Catatan pertama mengenai keberadaan multi syarikah. Syarikah haji adalah perusahaan swasta yang ditunjuk oleh pemerintah Arab Saudi untuk memberikan layanan kepada jemaah haji. Layanan ini meliputi akomodasi, transportasi, konsumsi, dan berbagai fasilitas penunjang lainnya selama pelaksanaan ibadah haji di Tanah Suci. Tahun ini, Pemerintah Indonesia melalui Kementerian Agama menetapkan 8 syarikah yang bertanggung jawab melayani jamaah.

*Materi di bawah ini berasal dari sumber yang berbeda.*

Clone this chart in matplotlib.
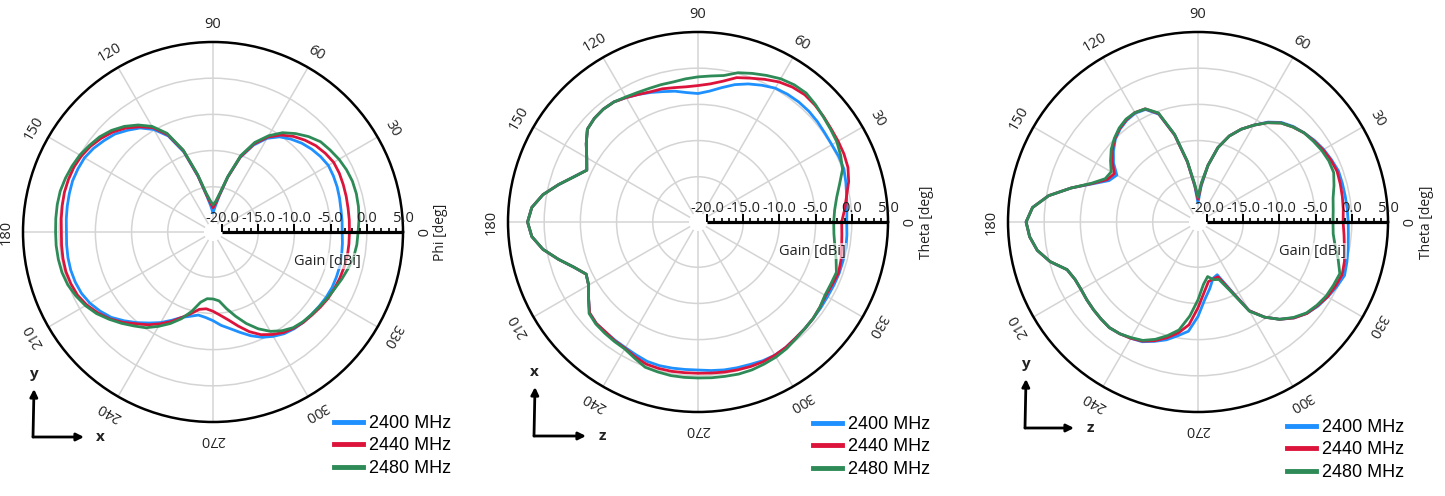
import matplotlib.pyplot as plt
import numpy as np

plt.rcParams["font.family"] = ["Open Sans", "DejaVu Sans"]

freq_labels = ["2400 MHz", "2440 MHz", "2480 MHz"]
line_colors = ["#1e90ff", "#dc143c", "#2e8b57"]

# angle of every sample, 5 deg steps
angles_deg = list(range(0, 360, 5))

# xy plane (phi cut)
phi_2400 = [-3.4, -3.35, -3.3, -3.15, -3.0, -2.9, -2.85, -3.1, -3.45, -3.9, -4.5, -5.2,
            -6.3, -8.0, -10.3, -13.4, -16.1, -17.7, -18.6, -17.6, -16.1, -13.3, -9.5, -6.6,
            -4.9, -3.7, -2.9, -2.1, -1.6, -1.1, -0.75, -0.65, -0.6, -0.7, -0.8, -0.9,
            -1.0, -0.95, -0.9, -0.9, -1.0, -1.2, -1.6, -2.2, -2.9, -3.9, -4.9, -5.9,
            -6.8, -7.8, -8.7, -9.2, -9.6, -9.4, -9.0, -8.3, -7.7, -6.9, -6.0, -5.2,
            -4.6, -4.1, -3.8, -3.6, -3.5, -3.35, -3.2, -3.1, -3.1, -3.1, -3.2, -3.3]
phi_2440 = [-2.4, -2.35, -2.3, -2.2, -2.1, -2.0, -2.0, -2.3, -2.7, -3.3, -4.0, -4.9,
            -6.1, -7.8, -10.2, -13.4, -16.0, -17.3, -17.9, -17.2, -16.0, -13.2, -9.3, -6.4,
            -4.6, -3.5, -2.5, -1.7, -1.1, -0.6, -0.25, -0.05, 0.0, 0.0, -0.1, -0.2,
            -0.3, -0.25, -0.2, -0.2, -0.35, -0.6, -1.1, -1.8, -2.6, -3.6, -4.7, -5.6,
            -6.6, -7.6, -8.7, -9.6, -10.4, -10.6, -10.3, -9.7, -8.9, -7.8, -6.6, -5.6,
            -4.9, -4.3, -3.9, -3.6, -3.4, -3.15, -2.9, -2.75, -2.6, -2.5, -2.4, -2.4]
phi_2480 = [-1.2, -1.0, -0.85, -0.75, -0.75, -0.9, -1.15, -1.5, -1.85, -2.6, -3.5, -4.5,
            -5.9, -7.6, -10.0, -13.3, -15.8, -17.0, -17.5, -16.9, -15.8, -13.0, -9.2, -6.2,
            -4.4, -3.2, -2.2, -1.4, -0.8, -0.4, 0.0, 0.25, 0.45, 0.6, 0.6, 0.55,
            0.5, 0.5, 0.45, 0.35, 0.1, -0.35, -0.9, -1.6, -2.5, -3.4, -4.3, -5.1,
            -6.2, -7.3, -8.5, -9.9, -11.4, -12.0, -12.0, -11.7, -10.5, -9.2, -7.8, -6.5,
            -5.4, -4.6, -4.0, -3.7, -3.5, -3.3, -3.0, -2.7, -2.3, -1.9, -1.5, -1.3]

# xz plane (theta cut)
xz_2400 = [-0.7, -0.6, -0.4, -0.1, 0.2, 0.2, 0.1, 0.15, 0.3, 0.4, 0.4, 0.3,
           0.1, -0.4, -0.95, -1.6, -2.4, -3.1, -3.5, -3.3, -2.9, -2.6, -2.2, -1.8,
           -1.4, -1.0, -0.9, -1.0, -1.3, -2.4, -3.5, -4.3, -3.0, -1.3, 0.5, 1.8,
           2.3, 1.8, 0.5, -1.3, -3.0, -4.2, -3.8, -2.8, -1.7, -1.4, -1.4, -1.3,
           -1.2, -1.0, -0.75, -0.7, -0.75, -0.8, -0.8, -0.65, -0.5, -0.4, -0.3, -0.1,
           0.0, -0.1, -0.3, -0.4, -0.5, -0.55, -0.6, -0.55, -0.5, -0.5, -0.5, -0.6]
xz_2440 = [-1.4, -0.9, -0.4, 0.3, 0.8, 1.0, 1.1, 1.2, 1.4, 1.6, 1.7, 1.5,
           1.1, 0.5, -0.1, -0.6, -1.5, -2.1, -2.4, -2.5, -2.4, -2.2, -2.1, -1.8,
           -1.4, -1.0, -0.9, -1.0, -1.3, -2.4, -3.5, -4.3, -3.0, -1.3, 0.5, 1.8,
           2.3, 1.8, 0.5, -1.3, -3.0, -4.2, -3.8, -2.8, -1.7, -1.4, -1.4, -1.2,
           -1.1, -0.7, -0.35, -0.3, -0.3, -0.35, -0.35, -0.3, -0.2, -0.1, 0.0, 0.05,
           0.0, -0.1, -0.3, -0.4, -0.5, -0.7, -0.9, -0.8, -0.6, -0.8, -1.1, -1.3]
xz_2480 = [-2.5, -2.3, -1.8, -1.0, 0.0, 0.5, 0.9, 1.1, 1.35, 1.7, 2.0, 1.9,
           1.6, 1.1, 0.6, 0.1, -0.7, -1.0, -1.2, -1.4, -1.6, -1.6, -1.6, -1.5,
           -1.3, -1.0, -0.9, -1.0, -1.3, -2.4, -3.5, -4.3, -3.0, -1.3, 0.5, 1.8,
           2.3, 1.8, 0.5, -1.3, -3.0, -4.2, -3.8, -2.8, -1.6, -1.3, -1.2, -1.1,
           -1.0, -0.5, 0.1, 0.2, 0.3, 0.3, 0.3, 0.35, 0.4, 0.5, 0.5, 0.4,
           0.3, 0.1, -0.2, -0.4, -0.5, -0.7, -1.0, -1.0, -0.9, -1.5, -2.05, -2.4]

# yz plane (theta cut)
yz_2400 = [-0.5, -0.55, -0.6, -0.6, -0.6, -0.9, -1.2, -1.6, -2.1, -2.6, -3.3, -4.4,
           -5.8, -7.1, -8.6, -10.6, -13.3, -16.3, -18.6, -16.3, -12.8, -8.8, -5.4, -4.1,
           -3.9, -4.1, -4.5, -5.1, -6.0, -7.0, -8.3, -7.7, -5.8, -3.1, -0.3, 1.7,
           2.5, 2.1, 1.3, -0.1, -2.0, -2.5, -2.6, -2.5, -2.4, -2.3, -2.2, -2.4,
           -2.7, -3.0, -3.7, -4.4, -5.3, -6.1, -8.2, -10.5, -11.9, -13.2, -13.5, -11.2,
           -7.1, -5.2, -3.7, -2.5, -1.6, -1.0, -0.55, -0.1, 0.3, 0.05, -0.2, -0.4]
yz_2440 = [-1.2, -1.1, -1.0, -0.9, -0.8, -1.0, -1.3, -1.7, -2.1, -2.7, -3.4, -4.5,
           -5.8, -7.1, -8.6, -10.6, -13.3, -16.0, -18.1, -16.2, -12.8, -8.8, -5.3, -4.0,
           -3.8, -4.0, -4.4, -5.0, -5.8, -6.8, -7.9, -7.4, -5.7, -3.1, -0.3, 1.7,
           2.5, 2.1, 1.3, -0.1, -2.0, -2.5, -2.6, -2.5, -2.4, -2.3, -2.2, -2.4,
           -2.7, -3.1, -3.8, -4.7, -5.7, -7.0, -9.4, -11.5, -12.9, -13.1, -13.2, -11.0,
           -7.1, -5.2, -3.7, -2.5, -1.6, -1.1, -0.6, -0.3, -0.05, -0.3, -0.7, -1.0]
yz_2480 = [-2.6, -2.5, -2.3, -1.8, -1.3, -1.3, -1.5, -1.8, -2.1, -2.7, -3.4, -4.5,
           -5.8, -7.1, -8.6, -10.6, -13.3, -15.8, -17.8, -16.0, -12.7, -8.7, -5.2, -4.0,
           -3.8, -3.9, -4.3, -4.9, -5.6, -6.5, -7.4, -7.1, -5.6, -3.1, -0.3, 1.7,
           2.5, 2.1, 1.3, -0.1, -2.0, -2.5, -2.6, -2.5, -2.4, -2.3, -2.2, -2.4,
           -2.8, -3.2, -4.0, -5.0, -6.1, -8.2, -10.5, -12.6, -13.6, -13.0, -12.8, -10.8,
           -7.0, -5.2, -3.7, -2.6, -1.7, -1.2, -0.8, -0.6, -0.4, -1.2, -2.0, -2.5]

angle_ticks = list(range(0, 360, 30))
gain_major = [-20, -15, -10, -5, 0, 5]
gain_minor = list(range(-20, 6))
gain_rings = [-15, -10, -5, 0]

W, H = 1445, 496
R = 190  # outer circle radius in pixels
PX_PER_DB = R / 26.25

fig = plt.figure(figsize=(W / 100, H / 100), dpi=100)


def draw_panel(cx, cy, curves, angle_name, legend_xy, frame):
    ax = fig.add_axes([(cx - R) / W, (H - cy - R) / H, 2 * R / W, 2 * R / H],
                      projection="polar")
    th = np.deg2rad(np.append(angles_deg, angles_deg[0]))
    for vals, c, lab in zip(curves, line_colors, freq_labels):
        ax.plot(th, np.append(vals, vals[0]), color=c, lw=2.0, label=lab, zorder=3)

    ax.set_ylim(-20, 5)
    ax.set_rorigin(-21.25)
    ax.set_rticks(gain_rings)
    ax.set_yticklabels([])
    ax.set_thetagrids(angle_ticks, labels=[])
    ax.grid(color="#d4d4d4", lw=1.1)
    ax.tick_params(axis="y", length=0)
    ax.tick_params(axis="x", direction="inout", length=7, width=1.3, colors="k")
    ax.spines["polar"].set_linewidth(1.8)
    ax.spines["inner"].set_linewidth(0)

    r_lab = 5 + 17 / PX_PER_DB
    for a in angle_ticks:
        ax.text(np.deg2rad(a), r_lab, str(a), rotation=a - 90, rotation_mode="anchor",
                ha="center", va="center", fontsize=10.5, color="#222222")
    ax.text(0, 5 + 38 / PX_PER_DB, angle_name, rotation=90, rotation_mode="anchor",
            ha="center", va="center", fontsize=10, color="#222222")

    # gain scale along 0 deg
    ax.plot([0, 0], [-20, 5], color="k", lw=2.3, zorder=6, solid_capstyle="butt")
    ax.plot(np.zeros(len(gain_minor)), gain_minor, ls="none", marker=2, ms=3.2,
            mew=1.2, color="k", zorder=6, clip_on=False)
    ax.plot(np.zeros(len(gain_major)), gain_major, ls="none", marker=2, ms=5.5,
            mew=1.4, color="k", zorder=6, clip_on=False)
    for g in gain_major:
        ax.annotate(f"{g:.1f}", xy=(0, g), xytext=(0, 14), textcoords="offset pixels",
                    ha="center", va="center", fontsize=10.5, color="#222222", zorder=7,
                    annotation_clip=False)
    ax.annotate("Gain [dBi]", xy=(0, -5.4), xytext=(0, -29), textcoords="offset pixels",
                ha="center", va="center", fontsize=10.5, color="#222222", zorder=7,
                annotation_clip=False,
                bbox=dict(boxstyle="square,pad=0.05", fc="white", ec="none", alpha=0.6))

    leg = ax.legend(loc="upper left", bbox_to_anchor=(legend_xy[0] / W, (H - legend_xy[1]) / H),
                    bbox_transform=fig.transFigure, frameon=False,
                    prop={"family": "Liberation Sans", "size": 13},
                    handlelength=1.6, handletextpad=0.35, labelspacing=0.3,
                    borderpad=0, borderaxespad=0)
    for ln in leg.get_lines():
        ln.set_linewidth(3.5)

    # coordinate frame arrows
    (x0, y0), top_y, right_x, up_label, right_label = frame
    arrow = dict(arrowstyle="-|>", lw=2, color="k", mutation_scale=11, shrinkA=0, shrinkB=0)
    fig_pt = lambda x, y: (x, H - y)
    ax.annotate("", xy=fig_pt(x0, top_y), xytext=fig_pt(x0 - 1, y0),
                xycoords="figure pixels", textcoords="figure pixels", arrowprops=arrow)
    ax.annotate("", xy=fig_pt(right_x, y0), xytext=fig_pt(x0 - 1, y0),
                xycoords="figure pixels", textcoords="figure pixels", arrowprops=arrow)
    ax.annotate(up_label, xy=fig_pt(x0 - 1, top_y - 15), xycoords="figure pixels",
                ha="center", va="center", fontsize=11, fontweight="bold", color="#222222")
    ax.annotate(right_label, xy=fig_pt(right_x + 16, y0), xycoords="figure pixels",
                ha="center", va="center", fontsize=11, fontweight="bold", color="#222222")
    return ax


draw_panel(213, 232, [phi_2400, phi_2440, phi_2480], "Phi [deg]",
           (334, 415), ((34, 437), 389, 84, "y", "x"))
draw_panel(698, 222, [xz_2400, xz_2440, xz_2480], "Theta [deg]",
           (813, 416), ((535, 436), 387, 586, "x", "z"))
draw_panel(1198, 222, [yz_2400, yz_2440, yz_2480], "Theta [deg]",
           (1287, 419), ((1026, 428), 379, 1074, "y", "z"))

fig.savefig("out.png", dpi=100)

“Pada kenyataannya, penggunaan 8 syarikah justru menimbulkan kekacauan dan persaingan tidak sehat antar syarikah, serta berdampak pada penurunan kualitas layanan,” ujar Dahnil.
Beberapa yang dinilai BP Haji sebagai kekacauan adalah banyaknya jamaah Indonesia terpaksa berjalan kaki dari Muzdalifah ke Mina, atau dari Arafah ke Muzdalifah. Bahkan, sejumlah jamaah harus menunggu lama di hotel sebelum diberangkatkan ke Arafah.
Persoalan kedua soal ristribusi konsumsi atau katering juga menjadi masalah serius. Dahnil menyebut banyak penyedia katering tidak konsisten dalam menjaga kualitas dan komitmen layanan.Dalam dua hingga tiga hari terakhir, BP Haji masih menemukan sejumlah kasus di mana makanan tidak sampai ke hotel. Akibatnya, jamaah tidak makan pagi, siang, maupun malam.
Ketiga, ketidaksinkronan dalam data jamaah atau big data juga disebut sebagai sumber kekacauan lainnya. Banyak jemamaah yang mengalami kesalahan penempatan hotel hingga kamar.
Keempat adalah terkait kebijakan penggunaan banyak syarikah atau perusahaan layanan haji di Arab Saudi.
“Tahun lalu hanya ada satu syarikah yang menangani pelayanan jemaah, namun tahun ini jumlahnya menjadi delapan. Hal ini menjadi penyebab utama kekacauan,”imbuh Dahniel.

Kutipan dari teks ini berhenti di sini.